- _Exercise aim_: Starting at the first line of the listing below, repeat each line up to and including the one containing "import * as echarts from 'echarts';". Leave out pictures.
>> Begin Dataset content
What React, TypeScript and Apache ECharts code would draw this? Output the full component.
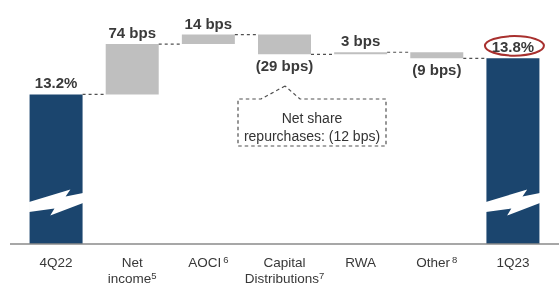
import React, { useEffect, useRef } from 'react';
import * as echarts from 'echarts';

const categoryNames = ['4Q22', 'Net\nincome', 'AOCI', 'Capital\nDistributions', 'RWA', 'Other', '1Q23'];
const footnotes = ['', '5', '6', '7', '', '8', ''];
const startValue = 13.2;
const deltasBps = [74, 14, -29, 3, -9];
const valueLabels = ['13.2%', '74 bps', '14 bps', '(29 bps)', '3 bps', '(9 bps)', '13.8%'];
const calloutText = 'Net share\nrepurchases: (12 bps)';

const FONT = 'Liberation Sans, Arial, sans-serif';
const DARK = '#1b456e';
const GRAY = '#bfbfbf';
const BAR_W = 53;

export default function App() {
  const ref = useRef<HTMLDivElement>(null);
  useEffect(() => {
    if (!ref.current) return;
    const chart = echarts.init(ref.current, undefined, { renderer: 'svg' });

    const levels: number[] = [startValue];
    deltasBps.forEach((d) => {
      levels.push(Math.round((levels[levels.length - 1] + d / 100) * 10000) / 10000);
    });
    const endBar = levels[levels.length - 1];
    const base = [0, ...deltasBps.map((_, i) => Math.min(levels[i], levels[i + 1])), 0];
    const mag = [startValue, ...deltasBps.map((d) => Math.abs(d) / 100), endBar];
    const isNeg = [false, ...deltasBps.map((d) => d < 0), false];
    const connectors = levels.map((l, i) => [i, l]);

    const breakPts: [number, number][] = [
      [-0.01, -42], [0.77, -54.5], [0.68, -47.5], [1.01, -51],
      [1.01, -41], [0.39, -28.5], [0.47, -35.5], [-0.01, -32],
    ];

    chart.setOption({
      animation: false,
      grid: { left: 18, right: 8, top: 6, bottom: 41, containLabel: false, outerBoundsMode: 'none' },
      xAxis: {
        type: 'category',
        data: categoryNames,
        axisLine: { show: false },
        axisTick: { show: false },
        axisLabel: {
          interval: 0,
          margin: 10,
          color: '#383838',
          fontFamily: FONT,
          fontSize: 13.5,
          lineHeight: 16,
          formatter: (v: string, i: number) => {
            const f = footnotes[i];
            if (!f) return v;
            return v + (v.indexOf('\n') >= 0 ? `{s|${f}}` : `{g|${f}}`);
          },
          rich: {
            s: { fontSize: 9.5, verticalAlign: 'top', color: '#383838', fontFamily: FONT },
            g: { fontSize: 9.5, verticalAlign: 'top', color: '#383838', fontFamily: FONT, padding: [0, 0, 0, 2] },
          },
        },
      },
      yAxis: { type: 'value', min: 11, max: 14.5, show: false },
      series: [
        {
          type: 'bar',
          stack: 'w',
          barWidth: BAR_W,
          itemStyle: { color: 'transparent' },
          data: base,
          silent: true,
        },
        {
          type: 'bar',
          stack: 'w',
          barWidth: BAR_W,
          data: mag.map((m, i) => ({
            value: m,
            itemStyle: { color: i === 0 || i === mag.length - 1 ? DARK : GRAY },
            label: {
              show: true,
              position: isNeg[i] ? 'bottom' : 'top',
              distance: 4,
              formatter: valueLabels[i],
              fontFamily: FONT,
              fontWeight: 'bold',
              fontSize: 15,
              color: '#3a3a3a',
            },
          })),
        },
        {
          type: 'custom',
          z: 3,
          silent: true,
          data: connectors,
          renderItem: (params: any, api: any) => {
            const i = api.value(0);
            const l = api.value(1);
            const p0 = api.coord([i, l]);
            const p1 = api.coord([i + 1, l]);
            return {
              type: 'line',
              shape: { x1: p0[0] + BAR_W / 2, y1: p0[1], x2: p1[0] - BAR_W / 2, y2: p1[1] },
              style: { stroke: '#505050', lineWidth: 1.2, lineDash: [3, 3] },
            };
          },
        },
        {
          type: 'custom',
          z: 5,
          silent: true,
          data: [[0, 11], [6, 11]],
          renderItem: (params: any, api: any) => {
            const c = api.coord([api.value(0), api.value(1)]);
            const x0 = c[0] - BAR_W / 2;
            return {
              type: 'polygon',
              shape: { points: breakPts.map(([fx, dy]) => [x0 + fx * BAR_W, c[1] + dy]) },
              style: { fill: '#ffffff' },
            };
          },
        },
      ],
    });

    const endPt = chart.convertToPixel({ xAxisIndex: 0, yAxisIndex: 0 }, [6, endBar]) as number[];

    chart.setOption({
      graphic: [
        {
          type: 'line',
          shape: { x1: 10, y1: 244, x2: 559, y2: 244 },
          style: { stroke: '#8a8a8a', lineWidth: 1.5 },
          z: 10,
        },
        {
          type: 'polyline',
          shape: {
            points: [[285, 86], [261, 99], [238, 99], [238, 146], [386, 146], [386, 99], [300, 99], [285, 86]],
          },
          style: { stroke: '#505050', lineWidth: 1.2, lineDash: [3.5, 3], fill: null },
        },
        {
          type: 'text',
          x: 312,
          y: 127,
          style: {
            text: calloutText,
            font: `14px ${FONT}`,
            fill: '#333333',
            align: 'center',
            verticalAlign: 'middle',
            lineHeight: 18,
          },
        },
        {
          type: 'ellipse',
          shape: { cx: endPt[0] + 1.5, cy: endPt[1] - 12.5, rx: 29.5, ry: 9.8 },
          style: { stroke: '#a8302e', lineWidth: 2, fill: null },
          z: 10,
        },
      ],
    });

    return () => chart.dispose();
  }, []);
  return <div ref={ref} style={{ position: 'fixed', left: 0, top: 0, width: 559, height: 285 }} />;
}
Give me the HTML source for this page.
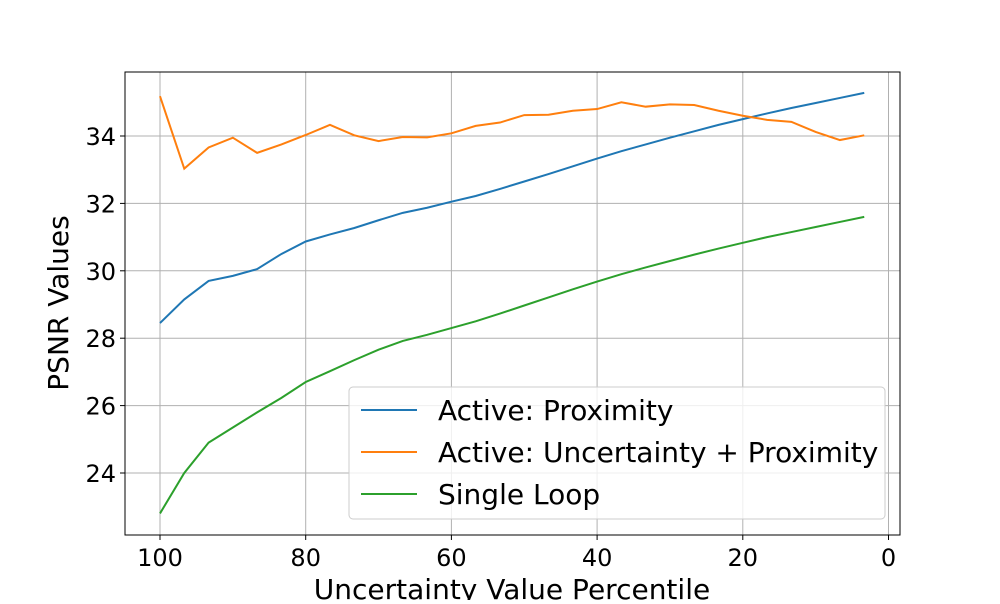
<!DOCTYPE html>
<html><head><meta charset="utf-8"><style>
body{margin:0;background:#fff;width:1000px;height:600px;overflow:hidden;font-family:"DejaVu Sans","Liberation Sans",sans-serif}
</style></head><body>
<svg id="chart" width="1000" height="600" xmlns="http://www.w3.org/2000/svg"></svg>
<script>
const xValues=[100,96.67,93.33,90,86.67,83.33,80,76.67,73.33,70,66.67,63.33,60,56.67,53.33,50,46.67,43.33,40,36.67,33.33,30,26.67,23.33,20,16.67,13.33,10,6.67,3.33];
const proximity=[28.45,29.15,29.7,29.85,30.05,30.5,30.87,31.08,31.27,31.5,31.72,31.87,32.05,32.22,32.43,32.65,32.87,33.1,33.33,33.55,33.75,33.95,34.14,34.33,34.5,34.67,34.83,34.98,35.13,35.28];
const uncertaintyProximity=[35.18,33.03,33.66,33.95,33.5,33.75,34.03,34.33,34.02,33.85,33.97,33.96,34.08,34.3,34.4,34.62,34.63,34.75,34.8,35.0,34.87,34.94,34.92,34.75,34.6,34.48,34.42,34.12,33.88,34.02];
const singleLoop=[22.8,24.0,24.9,25.35,25.8,26.23,26.7,27.02,27.35,27.66,27.92,28.1,28.3,28.5,28.73,28.97,29.21,29.45,29.68,29.9,30.1,30.29,30.48,30.66,30.83,31.0,31.15,31.3,31.45,31.6];
const xTicks=[100,80,60,40,20,0];
const yTicks=[24,26,28,30,32,34];
const seriesNames=["Active: Proximity","Active: Uncertainty + Proximity","Single Loop"];
const colors=["#1f77b4","#ff7f0e","#2ca02c"];

const L=125,R=900,T=72,B=535;
const xs=v=>160+(100-v)*7.285;
const ys=v=>136+(34-v)*33.7;
const svg=document.getElementById('chart');
const NS="http://www.w3.org/2000/svg";
function mk(tag,attrs,parent){const e=document.createElementNS(NS,tag);for(const k in attrs)e.setAttribute(k,attrs[k]);(parent||svg).appendChild(e);return e;}

xTicks.forEach(t=>{
  const g=mk('line',{x1:xs(t),x2:xs(t),y1:T,y2:B,stroke:'#b0b0b0','stroke-width':1});
  
  
  mk('line',{x1:xs(t),x2:xs(t),y1:B,y2:B+5,stroke:'#000'});
  const tx=mk('text',{x:xs(t),y:B+31,'text-anchor':'middle','font-size':24,fill:'#000'});
  tx.textContent=t;
  
  
});
yTicks.forEach(t=>{
  const g=mk('line',{x1:L,x2:R,y1:ys(t),y2:ys(t),stroke:'#b0b0b0','stroke-width':1});
  
  
  mk('line',{x1:L-5,x2:L,y1:ys(t),y2:ys(t),stroke:'#000'});
  const tx=mk('text',{x:L-9,y:ys(t)+9,'text-anchor':'end','font-size':24,fill:'#000'});
  tx.textContent=t;
  
  
});
const frame=mk('rect',{x:L,y:T,width:R-L,height:B-T,fill:'none',stroke:'#000','stroke-width':1});



[proximity,uncertaintyProximity,singleLoop].forEach((s,i)=>{
  const p=mk('polyline',{points:s.map((v,j)=>xs(xValues[j])+','+ys(v)).join(' '),fill:'none',stroke:colors[i],'stroke-width':2});
  
  
});

const xl=mk('text',{x:512,y:599,'text-anchor':'middle','font-size':28,fill:'#000'});
xl.textContent='Uncertainty Value Percentile';


const yl=mk('text',{x:0,y:0,'text-anchor':'middle','font-size':28,fill:'#000',transform:'translate(68,303) rotate(-90)'});
yl.textContent='PSNR Values';



const lg=mk('g',{});


mk('rect',{x:349,y:387,width:536,height:132,rx:4,fill:'#fff','fill-opacity':0.8,stroke:'#ccc'},lg);
seriesNames.forEach((n,i)=>{
  const y=410+i*42;
  mk('line',{x1:361,x2:417,y1:y,y2:y,stroke:colors[i],'stroke-width':2},lg);
  const t=mk('text',{x:438,y:y+10,'font-size':28,fill:'#000'},lg);
  t.textContent=n;
  
  
});
</script>
</body></html>
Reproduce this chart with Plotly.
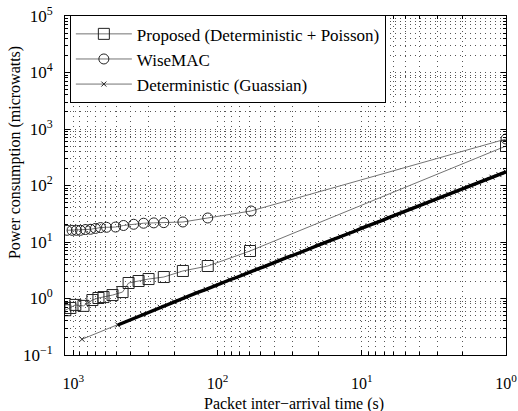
import plotly.graph_objects as go

# ---------------- data ----------------
prop_x = [1137, 1049, 969, 851, 738, 670, 618, 535, 456, 414, 353, 301, 236, 174, 117, 59.6, 1.0]
prop_y = [0.62, 0.68, 0.77, 0.74, 0.94, 1.02, 1.06, 1.15, 1.30, 1.88, 2.04, 2.21, 2.40, 3.07, 3.76, 6.93, 500]

wise_x = [1106, 1021, 953, 894, 825, 761, 703, 648, 589, 510, 449, 382, 326, 277, 236, 174, 117, 58.6, 1.0]
wise_y = [16.1, 16.1, 16.1, 16.1, 16.6, 16.8, 17.4, 18.0, 18.2, 18.4, 19.6, 20.6, 21.5, 21.8, 22.0, 22.6, 26.6, 35.4, 665]

det_x = [871, 492, 330, 250, 200, 165, 140, 120, 105, 92, 82, 74, 67, 60, 53, 47, 42, 37, 33, 29,
         26, 23, 20, 18, 16, 14, 12.5, 11, 10, 9, 8, 7.2, 6.5, 5.8, 5.2, 4.6, 4.1, 3.6, 3.2, 2.8,
         2.5, 2.2, 1.95, 1.75, 1.55, 1.4, 1.25, 1.12, 1.0]
det_y = [0.19, 0.34, 0.52, 0.70, 0.88, 1.05, 1.26, 1.45, 1.68, 1.90, 2.15, 2.35, 2.62, 2.90, 3.32, 3.70, 4.20, 4.70, 5.35, 6.0,
         6.8, 7.6, 8.8, 9.7, 11.0, 12.4, 14.1, 15.8, 17.6, 19.3, 22.0, 24.2, 27.0, 30.2, 33.5, 38.3, 42.5, 48.8, 54.5, 62.8,
         70, 79.5, 90, 99.5, 113, 125, 140, 156, 174]

names = ["Proposed (Deterministic + Poisson)", "WiseMAC", "Deterministic (Guassian)"]

x_tickvals = [1, 10, 100, 1000]
x_ticktext = ["10<sup>0</sup>", "10<sup>1</sup>", "10<sup>2</sup>", "10<sup>3</sup>"]
y_tickvals = [0.1, 1, 10, 100, 1000, 10000, 100000]
y_ticktext = ["10<sup>\u22121</sup>", "10<sup>0</sup>", "10<sup>1</sup>", "10<sup>2</sup>",
              "10<sup>3</sup>", "10<sup>4</sup>", "10<sup>5</sup>"]

x_title = "Packet inter\u2212arrival time (s)"
y_title = "Power consumption (microwatts)"

# ---------------- figure ----------------
FONT = "Liberation Serif"
LINE = "#737373"
MK = "#222222"

fig = go.Figure()

fig.add_trace(go.Scatter(
    x=prop_x, y=prop_y, name=names[0], mode="lines+markers",
    line=dict(color=LINE, width=1),
    marker=dict(symbol="square-open", size=11, color=MK, line=dict(width=1, color=MK)),
))
fig.add_trace(go.Scatter(
    x=wise_x, y=wise_y, name=names[1], mode="lines+markers",
    line=dict(color=LINE, width=1),
    marker=dict(symbol="circle-open", size=10, color=MK, line=dict(width=1, color=MK)),
))
fig.add_trace(go.Scatter(
    x=det_x, y=det_y, name=names[2], mode="lines+markers",
    line=dict(color=LINE, width=1),
    marker=dict(symbol="x-thin-open", size=5, color=MK, line=dict(width=1, color="#000")),
))
# dense part of the deterministic series drawn as a heavy band
fig.add_trace(go.Scatter(
    x=det_x[1:], y=det_y[1:], mode="lines", showlegend=False, hoverinfo="skip",
    line=dict(color="#000", width=3.4),
))

minor_vals = [m * 10 ** e for e in range(-2, 6) for m in range(2, 10)]

grid = dict(showgrid=True, gridcolor="#555", gridwidth=1, griddash="1px,4px")

fig.update_xaxes(
    type="log", range=[3.058, 0.0], autorange=False, automargin=False,
    tickmode="array", tickvals=x_tickvals, ticktext=x_ticktext,
    ticks="inside", ticklen=5, tickcolor="#000", mirror="ticks",
    showline=True, linecolor="#000", linewidth=1,
    zeroline=False, ticklabelstandoff=14,
    tickfont=dict(family=FONT, size=16, color="#000"),
    minor=dict(tickmode="array", tickvals=minor_vals, ticks="inside", ticklen=3,
               tickcolor="#000", **grid),
    **grid,
)
fig.update_yaxes(
    type="log", range=[-1, 5], autorange=False, automargin=False,
    tickmode="array", tickvals=y_tickvals, ticktext=y_ticktext,
    ticks="inside", ticklen=5, tickcolor="#000", mirror="ticks",
    showline=True, linecolor="#000", linewidth=1,
    zeroline=False, ticklabelstandoff=8,
    tickfont=dict(family=FONT, size=17, color="#000"),
    minor=dict(tickmode="array", tickvals=minor_vals, ticks="inside", ticklen=3,
               tickcolor="#000", **grid),
    **grid,
)

fig.add_annotation(
    text=y_title, xref="paper", yref="paper", x=-0.113, y=0.596,
    xanchor="center", yanchor="middle", textangle=-90, showarrow=False,
    font=dict(family=FONT, size=16, color="#000"),
)
fig.add_annotation(
    text=x_title, xref="paper", yref="paper", x=0.52, y=-0.145,
    xanchor="center", yanchor="middle", showarrow=False,
    font=dict(family=FONT, size=16, color="#000"),
)

fig.update_layout(
    width=518, height=411,
    margin=dict(l=65, r=12, t=16, b=56),
    plot_bgcolor="white", paper_bgcolor="white",
    font=dict(family=FONT, size=16, color="#000"),
    showlegend=True,
    legend=dict(
        x=0.011, y=1.002, xanchor="left", yanchor="top",
        bgcolor="white", bordercolor="#000", borderwidth=1,
        font=dict(family=FONT, size=17, color="#000"),
        itemwidth=56, tracegroupgap=0,
    ),
)

fig.write_html("out.html")
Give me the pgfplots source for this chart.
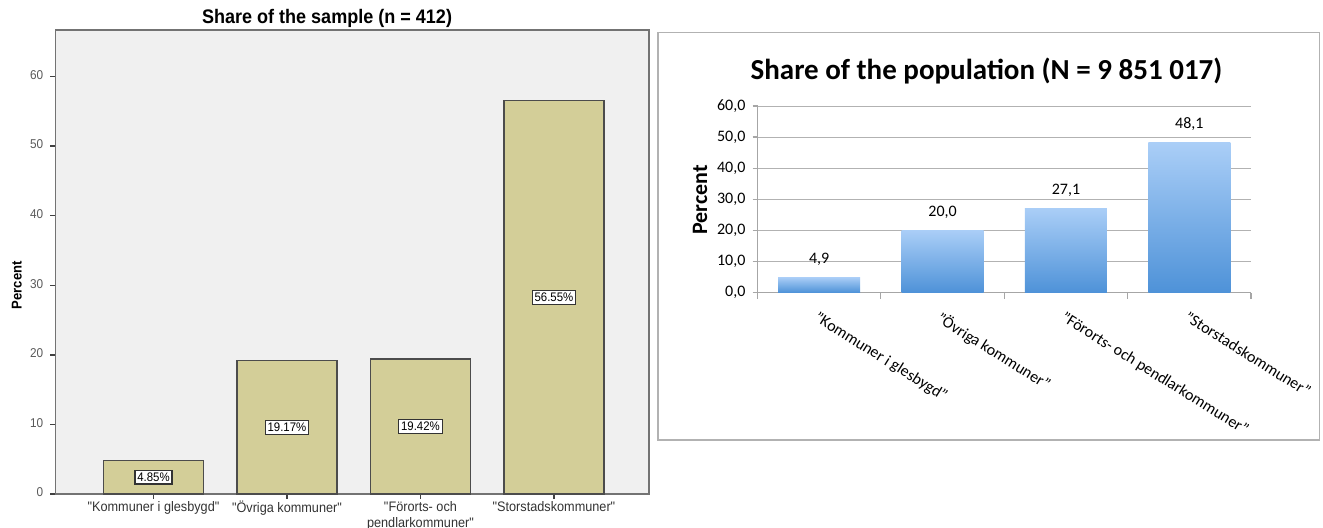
>> End Dataset content
- _Reply_:
What React, TypeScript and Apache ECharts code would draw this? Output the full component.
import React, { useEffect, useRef } from 'react';
import * as echarts from 'echarts';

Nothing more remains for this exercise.